Two of the country’s premier Intelligence agencies are struggling to break free of bureaucratic red tape that is not allowing them to hire or retain highly-skilled professionals, who are in short supply anyway.
The RAW and IB have requested the government to empower them to hire professionals in specific areas by offering competitive packages as the number of such experts is dwindling in the outfits.
According to sources, a proposal to extend a Flexible Complementing Scheme (FCS) to both IB and RAW was approved by the Cabinet Committee on Security in 2001, but has not been implemented thanks to the bureaucracy. The FCS allows promotion or upgrade of scientists after evaluation of their knowledge. The agencies’ struggles to retain talents has not found sympathy in the Ministry of Personnel which is treating it like any other government employment exercise, and the line is that the proposal is under review.
“The ministry says the agencies do not figure in the list of scientific departments like DRDO, AERB or ISRO, hence a thorough review is required to decide on such a request. They are also reluctant to offer it to the Aviation Research Centre of RAW which requires specific talents for air reconnaissance. If accepted, this will help at least a certain section of cadre in the agencies,” a source said.

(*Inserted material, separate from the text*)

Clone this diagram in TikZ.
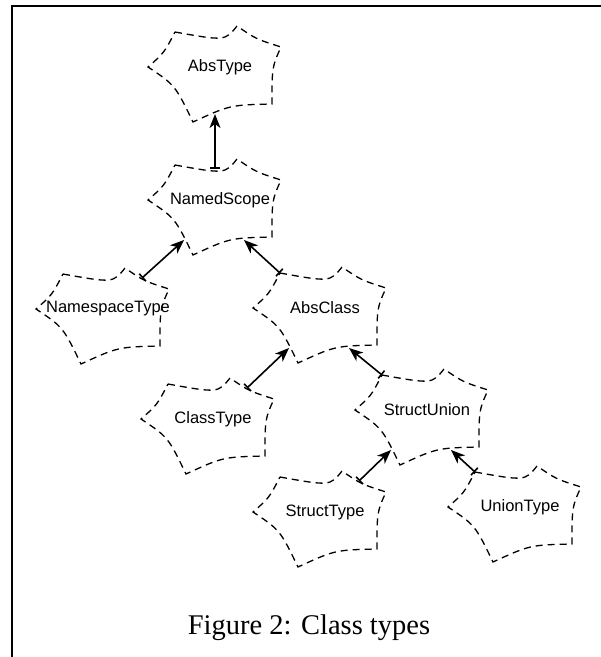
\documentclass[tikz,border=0pt]{standalone}
\usepackage{fontspec}
\setmainfont{Liberation Serif}
\newfontfamily\cloudfont{Liberation Sans}
\usetikzlibrary{arrows.meta}

\tikzset{
  cloudline/.style={dash pattern=on 7pt off 5pt, line width=1.3pt},
  cloudtext/.style={font=\cloudfont\fontsize{16.5}{18}\selectfont, inner sep=0pt},
  inherit/.style={line width=1.6pt, {Bar[width=10pt]}-{Stealth[length=14pt, width=11pt, inset=4pt]}},
  pics/cloud/.style={code={
    \draw[cloudline] (-45,-35) .. controls (5,-26) .. (17,-41)
      .. controls (36,-28) .. (61,-20)
      .. controls (52,0) .. (52,37)
      .. controls (10,38) .. (-27,55)
      .. controls (-45,18) .. (-72,0)
      .. controls (-56,-14) .. (-45,-35) -- cycle;
    \node[cloudtext] (-label) at (0,0) {#1};
    \coordinate (-n) at (-5,-31);
    \coordinate (-nw) at (-45,-35);
    \coordinate (-ne) at (34,-31);
    \coordinate (-s) at (-5,47);
    \coordinate (-sw) at (-36,40);
    \coordinate (-se) at (24,40);
  }}
}

\begin{document}
\begin{tikzpicture}[x=1pt, y=-1pt]
      \useasboundingbox (0,0) rectangle (601,657);
      \draw[line width=2pt] (12,657) -- (12,6) -- (601,6);

      \pic (abstype) at (220,67) {cloud=AbsType};
      \pic (nscope) at (220,200) {cloud=NamedScope};
      \pic (nstype) at (108,309) {cloud=NamespaceType};
      \pic (absclass) at (325,308) {cloud=AbsClass};
      \pic (classtype) at (213,419) {cloud=ClassType};
      \pic (structunion) at (427,410) {cloud=StructUnion};
      \pic (structtype) at (325,512) {cloud=StructType};
      \pic (uniontype) at (520,507) {cloud=UnionType};

      \draw[inherit] (nscope-n) -- (abstype-s);
      \draw[inherit] (nstype-ne) -- (nscope-sw);
      \draw[inherit] (absclass-nw) -- (nscope-se);
      \draw[inherit] (classtype-ne) -- (absclass-sw);
      \draw[inherit] (structunion-nw) -- (absclass-se);
      \draw[inherit] (structtype-ne) -- (structunion-sw);
      \draw[inherit] (uniontype-nw) -- (structunion-se);

      \node[font=\fontsize{28.5}{32}\selectfont, anchor=base, inner sep=0pt] (caption) at (309,634) {Figure 2: Class types};
    \end{tikzpicture}
\end{document}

In December, the agencies asked the government for special incentives for personnel to boost their morale. Highlighting the difficult nature of work of spies and their restricted fundamental rights under Intelligence Organisations (Restricted Rights) Act 1985, the proposal said the nature of work takes a toll on health. Moreover, the sacrifices of spies go “unwept and unsung”. Hence, the agencies suggested increasing the deputation allowance to 30 per cent of basic pay.
The IB alone faces a shortage of over 8000 skilled professionals to generate and disseminate crucial information. Against the sanctioned strength of 26,867 personnel, only 18,795 are available with the agency. Sources said despite several proposals and letters seeking more operational and financial powers, the government has been reluctant to grant the wish. It is learnt that the agency has conveyed that existing procedures delay fulfilment of urgent requirements, thus hampering operational activities. “The function of a spy agency is different from other departments and it cannot be made to work in fixed bureaucratic format,” sources argued.
Meanwhile, RAW has a strength of around 9000 officers, including talents on deputation. Sources said RAW is losing its lure as a glamorous employer because of the present work culture. “A three-year fixed foreign posting is the only charm for employees working with the agency. Nobody wants to come on deputation from outside unless he or she feels that it will boost their career. Instead of raising the number of organisations, the government should focus on strengthening the old and promising departments,” a source said.
In a bid to strengthen the Intelligence apparatus in the country, the government has created layers of agencies including NTRO, NATGRID and the under-construction NCTC. An official said the hundreds of crores spent on unrealistic projects could have been utilised to revive the two premier agencies instead.